Material
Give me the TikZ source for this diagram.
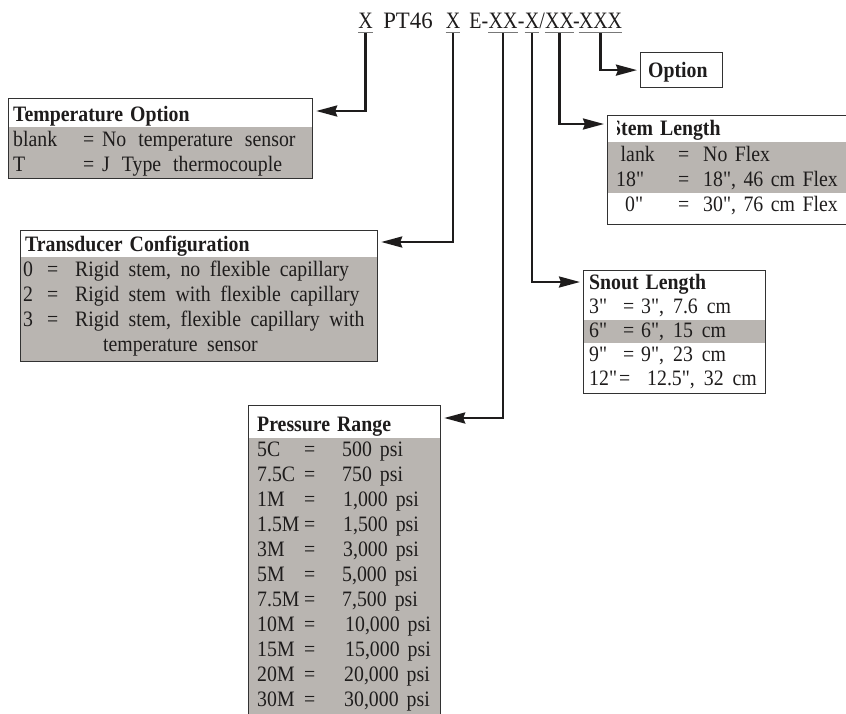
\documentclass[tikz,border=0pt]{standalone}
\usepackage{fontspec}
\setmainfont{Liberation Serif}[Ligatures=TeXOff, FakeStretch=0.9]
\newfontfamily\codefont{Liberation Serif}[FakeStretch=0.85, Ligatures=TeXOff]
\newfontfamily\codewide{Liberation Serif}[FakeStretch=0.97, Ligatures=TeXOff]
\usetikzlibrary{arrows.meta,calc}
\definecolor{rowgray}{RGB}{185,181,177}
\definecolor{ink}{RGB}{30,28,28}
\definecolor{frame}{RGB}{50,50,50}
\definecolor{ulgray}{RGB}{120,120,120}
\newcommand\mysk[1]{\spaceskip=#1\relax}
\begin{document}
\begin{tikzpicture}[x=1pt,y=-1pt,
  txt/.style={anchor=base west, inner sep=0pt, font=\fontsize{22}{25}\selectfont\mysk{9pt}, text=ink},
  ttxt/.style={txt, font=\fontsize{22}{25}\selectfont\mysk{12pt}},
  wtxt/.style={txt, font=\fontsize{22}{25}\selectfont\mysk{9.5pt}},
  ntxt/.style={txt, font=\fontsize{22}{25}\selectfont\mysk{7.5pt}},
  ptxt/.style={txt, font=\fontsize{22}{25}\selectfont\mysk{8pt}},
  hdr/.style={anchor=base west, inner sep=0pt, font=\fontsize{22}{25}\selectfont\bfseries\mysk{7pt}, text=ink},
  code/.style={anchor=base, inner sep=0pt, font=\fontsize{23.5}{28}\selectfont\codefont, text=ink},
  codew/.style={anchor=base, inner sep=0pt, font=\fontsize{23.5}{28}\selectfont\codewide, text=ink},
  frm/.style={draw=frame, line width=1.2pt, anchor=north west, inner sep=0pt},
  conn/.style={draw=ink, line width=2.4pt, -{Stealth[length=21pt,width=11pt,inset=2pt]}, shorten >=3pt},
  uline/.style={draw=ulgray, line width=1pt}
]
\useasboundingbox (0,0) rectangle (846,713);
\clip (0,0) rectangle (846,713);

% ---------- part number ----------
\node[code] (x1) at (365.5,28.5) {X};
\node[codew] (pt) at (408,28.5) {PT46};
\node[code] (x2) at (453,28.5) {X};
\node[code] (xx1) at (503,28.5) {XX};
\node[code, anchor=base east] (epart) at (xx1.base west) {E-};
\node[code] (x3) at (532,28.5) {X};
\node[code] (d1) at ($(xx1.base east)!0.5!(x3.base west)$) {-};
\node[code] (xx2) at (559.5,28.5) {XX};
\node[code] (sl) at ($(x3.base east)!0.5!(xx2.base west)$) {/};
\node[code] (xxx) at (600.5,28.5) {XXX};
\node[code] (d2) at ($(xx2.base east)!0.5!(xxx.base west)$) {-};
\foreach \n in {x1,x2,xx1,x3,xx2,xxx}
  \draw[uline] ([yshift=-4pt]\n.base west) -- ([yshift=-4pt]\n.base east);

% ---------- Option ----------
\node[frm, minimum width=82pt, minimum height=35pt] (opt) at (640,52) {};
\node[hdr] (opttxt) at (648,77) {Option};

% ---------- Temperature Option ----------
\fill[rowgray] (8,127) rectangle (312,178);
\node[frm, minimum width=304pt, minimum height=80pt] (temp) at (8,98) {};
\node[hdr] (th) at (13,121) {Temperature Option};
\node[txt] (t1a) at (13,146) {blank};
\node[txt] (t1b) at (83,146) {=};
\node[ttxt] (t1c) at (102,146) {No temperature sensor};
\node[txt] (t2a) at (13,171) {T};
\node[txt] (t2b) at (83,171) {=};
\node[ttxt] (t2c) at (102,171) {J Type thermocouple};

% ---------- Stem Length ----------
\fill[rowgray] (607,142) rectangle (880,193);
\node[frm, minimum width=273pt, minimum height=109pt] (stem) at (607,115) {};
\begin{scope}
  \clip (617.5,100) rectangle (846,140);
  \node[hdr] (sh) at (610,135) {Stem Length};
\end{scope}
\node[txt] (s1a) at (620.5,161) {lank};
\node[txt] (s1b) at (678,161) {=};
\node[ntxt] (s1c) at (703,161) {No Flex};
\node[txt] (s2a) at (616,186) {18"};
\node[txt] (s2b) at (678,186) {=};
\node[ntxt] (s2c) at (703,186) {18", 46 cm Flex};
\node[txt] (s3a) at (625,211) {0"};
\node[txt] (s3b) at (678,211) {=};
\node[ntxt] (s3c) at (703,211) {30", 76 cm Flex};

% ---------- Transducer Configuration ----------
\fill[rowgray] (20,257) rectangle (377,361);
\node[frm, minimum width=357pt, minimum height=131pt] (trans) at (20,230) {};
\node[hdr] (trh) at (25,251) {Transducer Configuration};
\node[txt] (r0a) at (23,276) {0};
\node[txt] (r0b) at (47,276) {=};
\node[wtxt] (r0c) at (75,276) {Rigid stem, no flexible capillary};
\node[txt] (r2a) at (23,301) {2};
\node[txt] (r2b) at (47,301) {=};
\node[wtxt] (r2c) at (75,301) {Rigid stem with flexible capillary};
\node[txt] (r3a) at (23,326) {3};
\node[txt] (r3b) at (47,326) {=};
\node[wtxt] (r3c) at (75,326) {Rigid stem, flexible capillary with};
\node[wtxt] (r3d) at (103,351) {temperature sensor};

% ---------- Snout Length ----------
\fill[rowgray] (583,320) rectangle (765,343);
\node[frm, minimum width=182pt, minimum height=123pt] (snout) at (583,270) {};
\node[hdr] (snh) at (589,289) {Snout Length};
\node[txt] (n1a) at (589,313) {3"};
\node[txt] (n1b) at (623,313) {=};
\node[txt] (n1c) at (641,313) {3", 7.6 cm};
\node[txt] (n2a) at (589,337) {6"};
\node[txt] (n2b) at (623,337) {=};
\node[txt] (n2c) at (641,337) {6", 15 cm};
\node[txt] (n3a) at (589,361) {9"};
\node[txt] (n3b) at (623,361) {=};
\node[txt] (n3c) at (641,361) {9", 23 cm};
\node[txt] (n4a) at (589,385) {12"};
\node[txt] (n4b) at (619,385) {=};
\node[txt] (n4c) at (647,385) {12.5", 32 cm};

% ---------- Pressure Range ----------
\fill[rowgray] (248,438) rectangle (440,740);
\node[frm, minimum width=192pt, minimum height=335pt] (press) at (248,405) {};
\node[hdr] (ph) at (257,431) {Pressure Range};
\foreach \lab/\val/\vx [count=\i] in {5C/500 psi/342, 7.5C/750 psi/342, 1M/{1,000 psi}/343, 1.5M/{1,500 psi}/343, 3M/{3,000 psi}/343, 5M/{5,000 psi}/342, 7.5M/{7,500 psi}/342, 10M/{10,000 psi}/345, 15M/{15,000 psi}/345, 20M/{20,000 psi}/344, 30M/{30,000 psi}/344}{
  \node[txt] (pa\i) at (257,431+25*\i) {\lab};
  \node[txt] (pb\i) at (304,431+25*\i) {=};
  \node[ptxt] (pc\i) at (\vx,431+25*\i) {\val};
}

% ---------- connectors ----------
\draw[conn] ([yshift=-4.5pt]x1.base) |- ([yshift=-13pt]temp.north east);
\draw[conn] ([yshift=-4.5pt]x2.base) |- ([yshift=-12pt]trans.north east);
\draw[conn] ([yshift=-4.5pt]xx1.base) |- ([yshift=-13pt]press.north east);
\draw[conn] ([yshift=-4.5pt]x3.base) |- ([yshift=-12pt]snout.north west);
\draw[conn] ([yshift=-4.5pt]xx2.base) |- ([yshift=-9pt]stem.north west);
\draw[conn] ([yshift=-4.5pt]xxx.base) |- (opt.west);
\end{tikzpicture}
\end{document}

Short exercise
All of the data needs repeating exactly, but the pictures do not.

Completed task
Give me the TikZ source for this diagram.
\documentclass[tikz,border=0pt]{standalone}
\usepackage{fontspec}
\setmainfont{Liberation Serif}[Ligatures=TeXOff, FakeStretch=0.9]
\newfontfamily\codefont{Liberation Serif}[FakeStretch=0.85, Ligatures=TeXOff]
\newfontfamily\codewide{Liberation Serif}[FakeStretch=0.97, Ligatures=TeXOff]
\usetikzlibrary{arrows.meta,calc}
\definecolor{rowgray}{RGB}{185,181,177}
\definecolor{ink}{RGB}{30,28,28}
\definecolor{frame}{RGB}{50,50,50}
\definecolor{ulgray}{RGB}{120,120,120}
\newcommand\mysk[1]{\spaceskip=#1\relax}
\begin{document}
\begin{tikzpicture}[x=1pt,y=-1pt,
  txt/.style={anchor=base west, inner sep=0pt, font=\fontsize{22}{25}\selectfont\mysk{9pt}, text=ink},
  ttxt/.style={txt, font=\fontsize{22}{25}\selectfont\mysk{12pt}},
  wtxt/.style={txt, font=\fontsize{22}{25}\selectfont\mysk{9.5pt}},
  ntxt/.style={txt, font=\fontsize{22}{25}\selectfont\mysk{7.5pt}},
  ptxt/.style={txt, font=\fontsize{22}{25}\selectfont\mysk{8pt}},
  hdr/.style={anchor=base west, inner sep=0pt, font=\fontsize{22}{25}\selectfont\bfseries\mysk{7pt}, text=ink},
  code/.style={anchor=base, inner sep=0pt, font=\fontsize{23.5}{28}\selectfont\codefont, text=ink},
  codew/.style={anchor=base, inner sep=0pt, font=\fontsize{23.5}{28}\selectfont\codewide, text=ink},
  frm/.style={draw=frame, line width=1.2pt, anchor=north west, inner sep=0pt},
  conn/.style={draw=ink, line width=2.4pt, -{Stealth[length=21pt,width=11pt,inset=2pt]}, shorten >=3pt},
  uline/.style={draw=ulgray, line width=1pt}
]
\useasboundingbox (0,0) rectangle (846,713);
\clip (0,0) rectangle (846,713);

% ---------- part number ----------
\node[code] (x1) at (365.5,28.5) {X};
\node[codew] (pt) at (408,28.5) {PT46};
\node[code] (x2) at (453,28.5) {X};
\node[code] (xx1) at (503,28.5) {XX};
\node[code, anchor=base east] (epart) at (xx1.base west) {E-};
\node[code] (x3) at (532,28.5) {X};
\node[code] (d1) at ($(xx1.base east)!0.5!(x3.base west)$) {-};
\node[code] (xx2) at (559.5,28.5) {XX};
\node[code] (sl) at ($(x3.base east)!0.5!(xx2.base west)$) {/};
\node[code] (xxx) at (600.5,28.5) {XXX};
\node[code] (d2) at ($(xx2.base east)!0.5!(xxx.base west)$) {-};
\foreach \n in {x1,x2,xx1,x3,xx2,xxx}
  \draw[uline] ([yshift=-4pt]\n.base west) -- ([yshift=-4pt]\n.base east);

% ---------- Option ----------
\node[frm, minimum width=82pt, minimum height=35pt] (opt) at (640,52) {};
\node[hdr] (opttxt) at (648,77) {Option};

% ---------- Temperature Option ----------
\fill[rowgray] (8,127) rectangle (312,178);
\node[frm, minimum width=304pt, minimum height=80pt] (temp) at (8,98) {};
\node[hdr] (th) at (13,121) {Temperature Option};
\node[txt] (t1a) at (13,146) {blank};
\node[txt] (t1b) at (83,146) {=};
\node[ttxt] (t1c) at (102,146) {No temperature sensor};
\node[txt] (t2a) at (13,171) {T};
\node[txt] (t2b) at (83,171) {=};
\node[ttxt] (t2c) at (102,171) {J Type thermocouple};

% ---------- Stem Length ----------
\fill[rowgray] (607,142) rectangle (880,193);
\node[frm, minimum width=273pt, minimum height=109pt] (stem) at (607,115) {};
\begin{scope}
  \clip (617.5,100) rectangle (846,140);
  \node[hdr] (sh) at (610,135) {Stem Length};
\end{scope}
\node[txt] (s1a) at (620.5,161) {lank};
\node[txt] (s1b) at (678,161) {=};
\node[ntxt] (s1c) at (703,161) {No Flex};
\node[txt] (s2a) at (616,186) {18"};
\node[txt] (s2b) at (678,186) {=};
\node[ntxt] (s2c) at (703,186) {18", 46 cm Flex};
\node[txt] (s3a) at (625,211) {0"};
\node[txt] (s3b) at (678,211) {=};
\node[ntxt] (s3c) at (703,211) {30", 76 cm Flex};

% ---------- Transducer Configuration ----------
\fill[rowgray] (20,257) rectangle (377,361);
\node[frm, minimum width=357pt, minimum height=131pt] (trans) at (20,230) {};
\node[hdr] (trh) at (25,251) {Transducer Configuration};
\node[txt] (r0a) at (23,276) {0};
\node[txt] (r0b) at (47,276) {=};
\node[wtxt] (r0c) at (75,276) {Rigid stem, no flexible capillary};
\node[txt] (r2a) at (23,301) {2};
\node[txt] (r2b) at (47,301) {=};
\node[wtxt] (r2c) at (75,301) {Rigid stem with flexible capillary};
\node[txt] (r3a) at (23,326) {3};
\node[txt] (r3b) at (47,326) {=};
\node[wtxt] (r3c) at (75,326) {Rigid stem, flexible capillary with};
\node[wtxt] (r3d) at (103,351) {temperature sensor};

% ---------- Snout Length ----------
\fill[rowgray] (583,320) rectangle (765,343);
\node[frm, minimum width=182pt, minimum height=123pt] (snout) at (583,270) {};
\node[hdr] (snh) at (589,289) {Snout Length};
\node[txt] (n1a) at (589,313) {3"};
\node[txt] (n1b) at (623,313) {=};
\node[txt] (n1c) at (641,313) {3", 7.6 cm};
\node[txt] (n2a) at (589,337) {6"};
\node[txt] (n2b) at (623,337) {=};
\node[txt] (n2c) at (641,337) {6", 15 cm};
\node[txt] (n3a) at (589,361) {9"};
\node[txt] (n3b) at (623,361) {=};
\node[txt] (n3c) at (641,361) {9", 23 cm};
\node[txt] (n4a) at (589,385) {12"};
\node[txt] (n4b) at (619,385) {=};
\node[txt] (n4c) at (647,385) {12.5", 32 cm};

% ---------- Pressure Range ----------
\fill[rowgray] (248,438) rectangle (440,740);
\node[frm, minimum width=192pt, minimum height=335pt] (press) at (248,405) {};
\node[hdr] (ph) at (257,431) {Pressure Range};
\foreach \lab/\val/\vx [count=\i] in {5C/500 psi/342, 7.5C/750 psi/342, 1M/{1,000 psi}/343, 1.5M/{1,500 psi}/343, 3M/{3,000 psi}/343, 5M/{5,000 psi}/342, 7.5M/{7,500 psi}/342, 10M/{10,000 psi}/345, 15M/{15,000 psi}/345, 20M/{20,000 psi}/344, 30M/{30,000 psi}/344}{
  \node[txt] (pa\i) at (257,431+25*\i) {\lab};
  \node[txt] (pb\i) at (304,431+25*\i) {=};
  \node[ptxt] (pc\i) at (\vx,431+25*\i) {\val};
}

% ---------- connectors ----------
\draw[conn] ([yshift=-4.5pt]x1.base) |- ([yshift=-13pt]temp.north east);
\draw[conn] ([yshift=-4.5pt]x2.base) |- ([yshift=-12pt]trans.north east);
\draw[conn] ([yshift=-4.5pt]xx1.base) |- ([yshift=-13pt]press.north east);
\draw[conn] ([yshift=-4.5pt]x3.base) |- ([yshift=-12pt]snout.north west);
\draw[conn] ([yshift=-4.5pt]xx2.base) |- ([yshift=-9pt]stem.north west);
\draw[conn] ([yshift=-4.5pt]xxx.base) |- (opt.west);
\end{tikzpicture}
\end{document}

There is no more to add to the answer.